There is lots of music being created in the Chicago area on a Thursday night. Up north in Highwood, there is a blues jam at Pops for Champagne led by Carl Davis. At Bill's Blues, there is a jazz jam session led by Mike Finnerty. There are also blues sessions at the Harlem Avenue Lunge in Berwyn and at Rosa's Lounge on the West Side of Chicago. I have visited them all. This past Thursday, I hit Pops and Bill's Blues.
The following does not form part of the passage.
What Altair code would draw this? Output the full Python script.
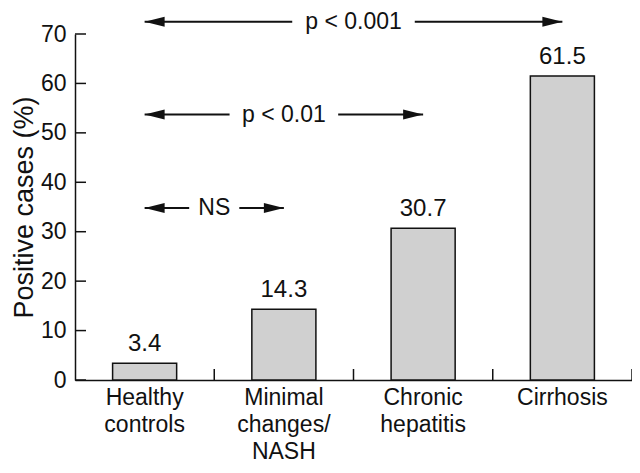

The jam at Pops is a comfortable, laid-back affair. The place was just about empty when I arrived at 9:45 p.m. Highwood used to be a dicey town. It was where the sailors from the Great Lakes Naval Base would go to get into trouble. Back in the late 1970's it was full of sleazy bars and sleazier people. As the affluence spread past the borders of Lake Forest into Lake Bluff, Highwood morphed into a fancy dining and entertainment destination. At Pops on Thursday nights, the patrons consist of middle aged wealthy types and a few younger folks that are probably the offspring of the wealthy older folks. It is not an ethnically diverse crowd. Carl Davis, the jam leader, is an accomplished guitarist and has a yawping style of singing that evokes the old rockers - Elvis, Carl Perkins, the Big Bopper, Buddy Holly. Carl is too young to have ever heard a live performance from this group of singers. The other guitarist is Shoji Naito - a fabulous blues musician, born and raised in Japan. Shoji has been bitten badly by the blues bug - he left his home and came to Chicago to drink in the music from its source. He plays guitar, bass and harmonica - and he plays them with skill and heart. The jammers are mostly harmonica players from the Old Town School Monday night harp class. Shoji is a stalwart of the Monday night class, and his pals show up to play with him. Dexter, the drummer, is subtle and solid. I sat in for three tunes, had a beer and hit the road, heading south.
Bill's Blues Bar is a smallish room - much smaller than Pops for Champagne. Since it is in Evanston, the crowd is not homgeneous. There were a couple of private equity guys from Kenilworth, an old black fella from Belize, some Northwestern students and a motley collection of jazz players. The only female in the joint was the bartender. Mike Finnerty is a large, intense tenor saxophonist. He has been part of the Chicago jazz scene for decades. When Mike runs a jam, it is organized and disciplined - friendly, but not loose. One of the better trumpet players in Chicago was playing - a 50-ish guy named Nick. Nick is a schoolteacher who freelances around town playing a range of gigs. He gave up the life of a traveling jazz musician to create and tend to a family. I see Nick at various places in Evanston. He is usually with his young daughter.
Finnerty always calls a blues for me. After that, I try to play jazz with him. I am no jazz player - I can fake it if the changes aren't too complicated. When the clock struck 1 a.m., I escaped and ran home.
A jam session is like a musical version of a bowling night or a pick-up basketball at the Y. You get together with some folks; you might know some well, but others are complete strangers. You quickly enter into a group endeavor that entails a high level of communication. With luck, it works and it is great fun. Then you leave - you might not ever see some of your jam bandmates again.